— BEGIN —

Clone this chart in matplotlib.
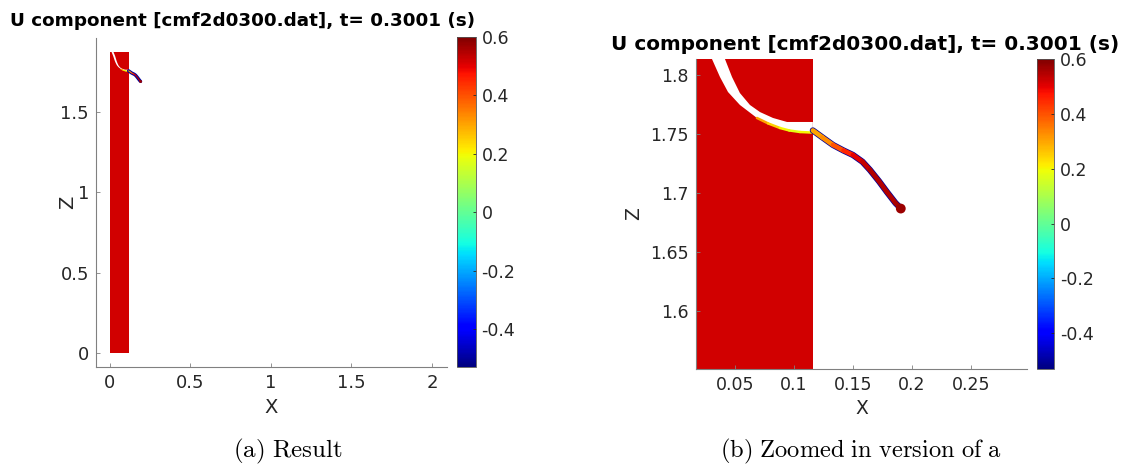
import matplotlib
matplotlib.use("Agg")
import matplotlib.pyplot as plt
from matplotlib.collections import LineCollection
from matplotlib.patches import Rectangle, Polygon
from matplotlib.colors import Normalize
from matplotlib.cm import ScalarMappable
import numpy as np

plt.rcParams['axes.unicode_minus'] = False
plt.rcParams['mathtext.fontset'] = 'cm'

# поле U: значения и геометрия
u_min, u_max = -0.53, 0.6
cbar_ticks = [-0.4, -0.2, 0, 0.2, 0.4, 0.6]

block_x = [0.0, 0.116]
block_z = [0.0, 1.87]
block_u = 0.52

# белый канал внутри блока (нижняя и верхняя граница)
band_low_x = [0.010, 0.020, 0.0305, 0.0373, 0.0441, 0.0542, 0.0686, 0.0881, 0.1051, 0.1160]
band_low_z = [1.870, 1.845, 1.8136, 1.7983, 1.7856, 1.7746, 1.7636, 1.7551, 1.7517, 1.7508]
band_up_x = [0.022, 0.032, 0.0415, 0.0475, 0.0542, 0.0627, 0.0712, 0.0822, 0.0941, 0.1160]
band_up_z = [1.870, 1.845, 1.8136, 1.7983, 1.7847, 1.7746, 1.7686, 1.7636, 1.7602, 1.7602]

# жёлто-оранжевая кромка по низу канала
edge_x = [0.0686, 0.0780, 0.0881, 0.0960, 0.1051, 0.1160]
edge_z = [1.7636, 1.7590, 1.7551, 1.7530, 1.7517, 1.7512]
edge_u = [0.3, 0.25, 0.2, 0.18, 0.2, 0.3]

# струя
jet_x = [0.1160, 0.1240, 0.1331, 0.1420, 0.1500, 0.1580, 0.1644, 0.1720, 0.1788, 0.1860, 0.1900]
jet_z = [1.7530, 1.7472, 1.7407, 1.7360, 1.7322, 1.7265, 1.7195, 1.7100, 1.7008, 1.6915, 1.6875]
jet_u = [0.3, 0.33, 0.4, 0.45, 0.5, 0.53, 0.55, 0.55, 0.55, 0.56, 0.57]
blob_x, blob_z, blob_u = 0.1905, 1.6868, 0.57

title = "U component [cmf2d0300.dat], t= 0.3001 (s)"

cmap = plt.get_cmap('jet')
norm = Normalize(u_min, u_max)
gray = '#262626'


def segments(x, z):
    pts = np.column_stack([x, z]).reshape(-1, 1, 2)
    return np.concatenate([pts[:-1], pts[1:]], axis=1)


def draw_field(ax, outline_w, core_w, edge_w, blob_s):
    ax.add_patch(Rectangle((block_x[0], block_z[0]), block_x[1] - block_x[0],
                           block_z[1] - block_z[0], facecolor=cmap(norm(block_u)),
                           edgecolor='none'))
    band = list(zip(band_up_x, band_up_z)) + list(zip(band_low_x, band_low_z))[::-1]
    ax.add_patch(Polygon(band, closed=True, facecolor='white', edgecolor='none'))
    lc = LineCollection(segments(edge_x, edge_z), cmap=cmap, norm=norm,
                        linewidths=edge_w, capstyle='round')
    lc.set_array(np.array(edge_u[:-1]))
    ax.add_collection(lc)
    ax.plot(jet_x, jet_z, color=cmap(norm(-0.5)), lw=outline_w,
            solid_capstyle='round', solid_joinstyle='round')
    lc = LineCollection(segments(jet_x, jet_z), cmap=cmap, norm=norm,
                        linewidths=core_w, capstyle='round', joinstyle='round')
    lc.set_array(np.array(jet_u[:-1]))
    ax.add_collection(lc)
    ax.scatter([blob_x], [blob_z], c=[blob_u], cmap=cmap, norm=norm,
               s=blob_s, marker='o', edgecolors='none', zorder=5)


def style_axes(ax, size):
    for s in ['top', 'right']:
        ax.spines[s].set_visible(False)
    for s in ['left', 'bottom']:
        ax.spines[s].set_color('#808080')
        ax.spines[s].set_linewidth(0.8)
    ax.tick_params(direction='in', length=3, width=0.6, color='#808080',
                   labelcolor=gray, labelsize=size, pad=5)
    ax.set_xlabel('X', fontsize=size + 1, color=gray, labelpad=4)
    ax.set_ylabel('Z', fontsize=size + 1, color=gray)


def style_cbar(cax):
    cb = fig.colorbar(ScalarMappable(norm=norm, cmap=cmap), cax=cax,
                      ticks=cbar_ticks)
    cb.ax.set_yticklabels([f"{t:g}" for t in cbar_ticks])
    cb.ax.tick_params(direction='in', length=2, width=0.6, color=gray,
                      labelcolor=gray, labelsize=12.5, pad=4)
    cb.outline.set_edgecolor('#555555')
    cb.outline.set_linewidth(0.6)


fig = plt.figure(figsize=(11.21, 4.67), dpi=100)

# (a) весь расчёт
ax1 = fig.add_axes([0.0856, 0.2141, 0.3131, 0.7045])
draw_field(ax1, 2.4, 0.8, 0.8, 4)
ax1.set_xlim(-0.087, 2.093)
ax1.set_ylim(-0.087, 1.957)
ax1.set_xticks([0, 0.5, 1, 1.5, 2])
ax1.set_xticklabels(['0', '0.5', '1', '1.5', '2'])
ax1.set_yticks([0, 0.5, 1, 1.5])
ax1.set_yticklabels(['0', '0.5', '1', '1.5'])
style_axes(ax1, 13)
ax1.yaxis.set_label_coords(-0.055, 0.5)
cax1 = fig.add_axes([0.4077, 0.2141, 0.0169, 0.7066])
style_cbar(cax1)
fig.text(0.0089, 0.955, title, fontsize=13.2, fontweight='bold', va='center')

# (b) увеличенный фрагмент
ax2 = fig.add_axes([0.6209, 0.2099, 0.2953, 0.6638])
draw_field(ax2, 4.5, 3.4, 1.8, 50)
ax2.set_xlim(0.017, 0.2975)
ax2.set_ylim(1.5508, 1.8136)
ax2.set_xticks([0.05, 0.1, 0.15, 0.2, 0.25])
ax2.set_xticklabels(['0.05', '0.1', '0.15', '0.2', '0.25'])
ax2.set_yticks([1.6, 1.65, 1.7, 1.75, 1.8])
ax2.set_yticklabels(['1.6', '1.65', '1.7', '1.75', '1.8'])
style_axes(ax2, 12.5)
ax2.yaxis.set_label_coords(-0.16, 0.5)
cax2 = fig.add_axes([0.9251, 0.2099, 0.0152, 0.6638])
style_cbar(cax2)
fig.text(0.545, 0.905, title, fontsize=14.4, fontweight='bold', va='center')

fig.text(0.2565, 0.034, r'$\mathrm{(a)\ Result}$', fontsize=18,
         ha='center', va='center')
fig.text(0.768, 0.034, r'$\mathrm{(b)\ Zoomed\ in\ version\ of\ a}$',
         fontsize=17.6, ha='center', va='center')

fig.savefig('out.png', dpi=100)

— END —

- [DO THIS] Tell how many lines include "matplotlib". The number is the whole answer.

- [EXPECTED ANSWER] 8